** Start **
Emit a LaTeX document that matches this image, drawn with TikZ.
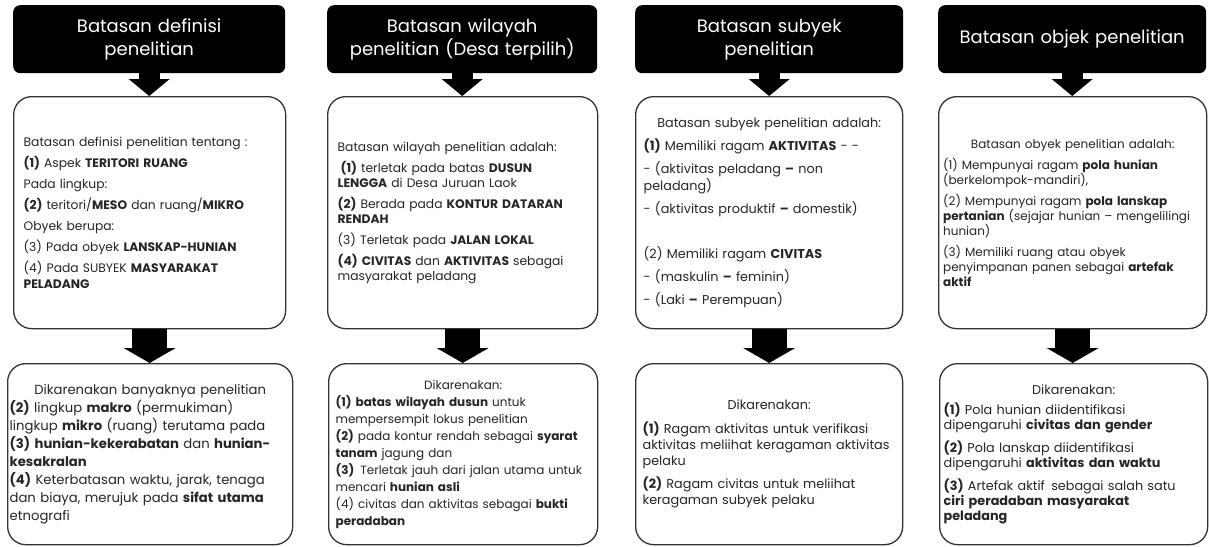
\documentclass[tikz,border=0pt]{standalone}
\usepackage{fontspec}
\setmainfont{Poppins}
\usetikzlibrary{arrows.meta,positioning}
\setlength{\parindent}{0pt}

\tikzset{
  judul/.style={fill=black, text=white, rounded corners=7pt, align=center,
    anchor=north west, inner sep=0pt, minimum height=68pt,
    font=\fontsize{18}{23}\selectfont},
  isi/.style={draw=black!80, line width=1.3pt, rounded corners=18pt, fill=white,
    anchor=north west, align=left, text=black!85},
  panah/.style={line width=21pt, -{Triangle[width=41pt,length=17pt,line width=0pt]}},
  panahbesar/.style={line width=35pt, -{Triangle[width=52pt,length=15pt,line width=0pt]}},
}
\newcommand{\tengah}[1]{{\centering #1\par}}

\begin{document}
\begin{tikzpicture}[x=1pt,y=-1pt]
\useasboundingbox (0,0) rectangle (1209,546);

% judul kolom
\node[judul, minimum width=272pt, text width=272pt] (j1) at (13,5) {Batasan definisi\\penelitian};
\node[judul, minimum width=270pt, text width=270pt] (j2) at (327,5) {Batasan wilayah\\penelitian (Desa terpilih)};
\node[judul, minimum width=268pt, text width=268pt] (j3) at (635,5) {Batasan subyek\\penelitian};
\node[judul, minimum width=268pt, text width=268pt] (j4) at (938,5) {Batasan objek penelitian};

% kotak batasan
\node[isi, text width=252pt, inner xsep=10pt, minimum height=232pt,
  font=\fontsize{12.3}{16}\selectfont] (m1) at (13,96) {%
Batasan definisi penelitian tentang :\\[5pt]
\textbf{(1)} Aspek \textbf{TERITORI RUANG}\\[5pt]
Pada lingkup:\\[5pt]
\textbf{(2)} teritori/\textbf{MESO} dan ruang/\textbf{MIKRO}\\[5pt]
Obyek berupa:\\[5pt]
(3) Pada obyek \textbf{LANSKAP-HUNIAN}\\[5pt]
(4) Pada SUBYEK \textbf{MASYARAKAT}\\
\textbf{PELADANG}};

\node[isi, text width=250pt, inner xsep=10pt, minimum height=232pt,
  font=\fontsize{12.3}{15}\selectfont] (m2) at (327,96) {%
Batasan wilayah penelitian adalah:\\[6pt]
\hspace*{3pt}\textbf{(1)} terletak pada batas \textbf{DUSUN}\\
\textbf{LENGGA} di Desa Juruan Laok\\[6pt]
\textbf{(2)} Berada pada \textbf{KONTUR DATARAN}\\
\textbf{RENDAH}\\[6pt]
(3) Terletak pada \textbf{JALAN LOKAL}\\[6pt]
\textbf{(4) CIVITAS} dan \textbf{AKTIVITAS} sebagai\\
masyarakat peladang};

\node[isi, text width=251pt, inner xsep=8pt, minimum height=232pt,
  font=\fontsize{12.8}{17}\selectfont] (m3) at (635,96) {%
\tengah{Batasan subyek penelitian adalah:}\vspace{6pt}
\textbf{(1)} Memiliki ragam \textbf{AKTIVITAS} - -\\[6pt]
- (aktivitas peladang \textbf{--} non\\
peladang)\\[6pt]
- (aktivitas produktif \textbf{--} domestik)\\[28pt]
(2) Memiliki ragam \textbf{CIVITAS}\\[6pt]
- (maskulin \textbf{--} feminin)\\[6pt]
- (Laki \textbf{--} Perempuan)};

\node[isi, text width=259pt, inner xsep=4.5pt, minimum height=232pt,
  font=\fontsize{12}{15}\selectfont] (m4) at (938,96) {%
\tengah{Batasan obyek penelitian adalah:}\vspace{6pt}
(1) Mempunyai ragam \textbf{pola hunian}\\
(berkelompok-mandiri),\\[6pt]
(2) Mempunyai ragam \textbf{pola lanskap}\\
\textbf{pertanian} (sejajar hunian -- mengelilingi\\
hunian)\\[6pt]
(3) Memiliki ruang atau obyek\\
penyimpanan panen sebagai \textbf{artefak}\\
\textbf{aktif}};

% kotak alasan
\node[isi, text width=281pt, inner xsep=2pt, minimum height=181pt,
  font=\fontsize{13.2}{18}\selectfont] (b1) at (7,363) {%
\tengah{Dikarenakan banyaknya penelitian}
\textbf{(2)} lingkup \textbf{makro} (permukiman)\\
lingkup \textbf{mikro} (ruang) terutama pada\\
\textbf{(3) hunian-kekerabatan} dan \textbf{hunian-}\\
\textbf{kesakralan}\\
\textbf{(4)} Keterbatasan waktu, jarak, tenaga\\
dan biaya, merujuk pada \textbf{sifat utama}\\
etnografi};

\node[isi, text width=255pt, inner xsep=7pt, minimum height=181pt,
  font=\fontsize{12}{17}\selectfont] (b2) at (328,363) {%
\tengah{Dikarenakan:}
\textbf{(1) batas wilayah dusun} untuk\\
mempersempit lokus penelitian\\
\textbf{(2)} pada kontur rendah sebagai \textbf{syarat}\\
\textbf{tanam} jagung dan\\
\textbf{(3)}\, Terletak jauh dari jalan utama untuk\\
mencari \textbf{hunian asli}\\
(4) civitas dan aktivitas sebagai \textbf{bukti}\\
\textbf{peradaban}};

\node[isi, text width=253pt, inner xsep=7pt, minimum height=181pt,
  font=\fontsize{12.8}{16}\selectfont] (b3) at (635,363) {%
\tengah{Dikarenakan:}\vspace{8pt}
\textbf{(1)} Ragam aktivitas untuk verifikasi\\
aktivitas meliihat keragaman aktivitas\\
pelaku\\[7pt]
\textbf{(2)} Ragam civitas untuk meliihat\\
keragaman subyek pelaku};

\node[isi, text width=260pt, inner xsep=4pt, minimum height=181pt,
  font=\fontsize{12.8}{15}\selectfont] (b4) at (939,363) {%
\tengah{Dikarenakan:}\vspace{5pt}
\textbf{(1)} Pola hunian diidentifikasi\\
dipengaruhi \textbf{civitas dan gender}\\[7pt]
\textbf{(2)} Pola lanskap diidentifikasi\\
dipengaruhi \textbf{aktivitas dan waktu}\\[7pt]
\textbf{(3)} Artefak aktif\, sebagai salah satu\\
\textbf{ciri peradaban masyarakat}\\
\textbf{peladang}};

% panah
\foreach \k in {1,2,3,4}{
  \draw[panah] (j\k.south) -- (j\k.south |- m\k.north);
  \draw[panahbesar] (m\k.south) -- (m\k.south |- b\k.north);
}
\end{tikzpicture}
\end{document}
** End **
Problem requirements:
Write out the listing above exactly as it stands, pictures excluded.

The output:
Emit a LaTeX document that matches this image, drawn with TikZ.
\documentclass[tikz,border=0pt]{standalone}
\usepackage{fontspec}
\setmainfont{Poppins}
\usetikzlibrary{arrows.meta,positioning}
\setlength{\parindent}{0pt}

\tikzset{
  judul/.style={fill=black, text=white, rounded corners=7pt, align=center,
    anchor=north west, inner sep=0pt, minimum height=68pt,
    font=\fontsize{18}{23}\selectfont},
  isi/.style={draw=black!80, line width=1.3pt, rounded corners=18pt, fill=white,
    anchor=north west, align=left, text=black!85},
  panah/.style={line width=21pt, -{Triangle[width=41pt,length=17pt,line width=0pt]}},
  panahbesar/.style={line width=35pt, -{Triangle[width=52pt,length=15pt,line width=0pt]}},
}
\newcommand{\tengah}[1]{{\centering #1\par}}

\begin{document}
\begin{tikzpicture}[x=1pt,y=-1pt]
\useasboundingbox (0,0) rectangle (1209,546);

% judul kolom
\node[judul, minimum width=272pt, text width=272pt] (j1) at (13,5) {Batasan definisi\\penelitian};
\node[judul, minimum width=270pt, text width=270pt] (j2) at (327,5) {Batasan wilayah\\penelitian (Desa terpilih)};
\node[judul, minimum width=268pt, text width=268pt] (j3) at (635,5) {Batasan subyek\\penelitian};
\node[judul, minimum width=268pt, text width=268pt] (j4) at (938,5) {Batasan objek penelitian};

% kotak batasan
\node[isi, text width=252pt, inner xsep=10pt, minimum height=232pt,
  font=\fontsize{12.3}{16}\selectfont] (m1) at (13,96) {%
Batasan definisi penelitian tentang :\\[5pt]
\textbf{(1)} Aspek \textbf{TERITORI RUANG}\\[5pt]
Pada lingkup:\\[5pt]
\textbf{(2)} teritori/\textbf{MESO} dan ruang/\textbf{MIKRO}\\[5pt]
Obyek berupa:\\[5pt]
(3) Pada obyek \textbf{LANSKAP-HUNIAN}\\[5pt]
(4) Pada SUBYEK \textbf{MASYARAKAT}\\
\textbf{PELADANG}};

\node[isi, text width=250pt, inner xsep=10pt, minimum height=232pt,
  font=\fontsize{12.3}{15}\selectfont] (m2) at (327,96) {%
Batasan wilayah penelitian adalah:\\[6pt]
\hspace*{3pt}\textbf{(1)} terletak pada batas \textbf{DUSUN}\\
\textbf{LENGGA} di Desa Juruan Laok\\[6pt]
\textbf{(2)} Berada pada \textbf{KONTUR DATARAN}\\
\textbf{RENDAH}\\[6pt]
(3) Terletak pada \textbf{JALAN LOKAL}\\[6pt]
\textbf{(4) CIVITAS} dan \textbf{AKTIVITAS} sebagai\\
masyarakat peladang};

\node[isi, text width=251pt, inner xsep=8pt, minimum height=232pt,
  font=\fontsize{12.8}{17}\selectfont] (m3) at (635,96) {%
\tengah{Batasan subyek penelitian adalah:}\vspace{6pt}
\textbf{(1)} Memiliki ragam \textbf{AKTIVITAS} - -\\[6pt]
- (aktivitas peladang \textbf{--} non\\
peladang)\\[6pt]
- (aktivitas produktif \textbf{--} domestik)\\[28pt]
(2) Memiliki ragam \textbf{CIVITAS}\\[6pt]
- (maskulin \textbf{--} feminin)\\[6pt]
- (Laki \textbf{--} Perempuan)};

\node[isi, text width=259pt, inner xsep=4.5pt, minimum height=232pt,
  font=\fontsize{12}{15}\selectfont] (m4) at (938,96) {%
\tengah{Batasan obyek penelitian adalah:}\vspace{6pt}
(1) Mempunyai ragam \textbf{pola hunian}\\
(berkelompok-mandiri),\\[6pt]
(2) Mempunyai ragam \textbf{pola lanskap}\\
\textbf{pertanian} (sejajar hunian -- mengelilingi\\
hunian)\\[6pt]
(3) Memiliki ruang atau obyek\\
penyimpanan panen sebagai \textbf{artefak}\\
\textbf{aktif}};

% kotak alasan
\node[isi, text width=281pt, inner xsep=2pt, minimum height=181pt,
  font=\fontsize{13.2}{18}\selectfont] (b1) at (7,363) {%
\tengah{Dikarenakan banyaknya penelitian}
\textbf{(2)} lingkup \textbf{makro} (permukiman)\\
lingkup \textbf{mikro} (ruang) terutama pada\\
\textbf{(3) hunian-kekerabatan} dan \textbf{hunian-}\\
\textbf{kesakralan}\\
\textbf{(4)} Keterbatasan waktu, jarak, tenaga\\
dan biaya, merujuk pada \textbf{sifat utama}\\
etnografi};

\node[isi, text width=255pt, inner xsep=7pt, minimum height=181pt,
  font=\fontsize{12}{17}\selectfont] (b2) at (328,363) {%
\tengah{Dikarenakan:}
\textbf{(1) batas wilayah dusun} untuk\\
mempersempit lokus penelitian\\
\textbf{(2)} pada kontur rendah sebagai \textbf{syarat}\\
\textbf{tanam} jagung dan\\
\textbf{(3)}\, Terletak jauh dari jalan utama untuk\\
mencari \textbf{hunian asli}\\
(4) civitas dan aktivitas sebagai \textbf{bukti}\\
\textbf{peradaban}};

\node[isi, text width=253pt, inner xsep=7pt, minimum height=181pt,
  font=\fontsize{12.8}{16}\selectfont] (b3) at (635,363) {%
\tengah{Dikarenakan:}\vspace{8pt}
\textbf{(1)} Ragam aktivitas untuk verifikasi\\
aktivitas meliihat keragaman aktivitas\\
pelaku\\[7pt]
\textbf{(2)} Ragam civitas untuk meliihat\\
keragaman subyek pelaku};

\node[isi, text width=260pt, inner xsep=4pt, minimum height=181pt,
  font=\fontsize{12.8}{15}\selectfont] (b4) at (939,363) {%
\tengah{Dikarenakan:}\vspace{5pt}
\textbf{(1)} Pola hunian diidentifikasi\\
dipengaruhi \textbf{civitas dan gender}\\[7pt]
\textbf{(2)} Pola lanskap diidentifikasi\\
dipengaruhi \textbf{aktivitas dan waktu}\\[7pt]
\textbf{(3)} Artefak aktif\, sebagai salah satu\\
\textbf{ciri peradaban masyarakat}\\
\textbf{peladang}};

% panah
\foreach \k in {1,2,3,4}{
  \draw[panah] (j\k.south) -- (j\k.south |- m\k.north);
  \draw[panahbesar] (m\k.south) -- (m\k.south |- b\k.north);
}
\end{tikzpicture}
\end{document}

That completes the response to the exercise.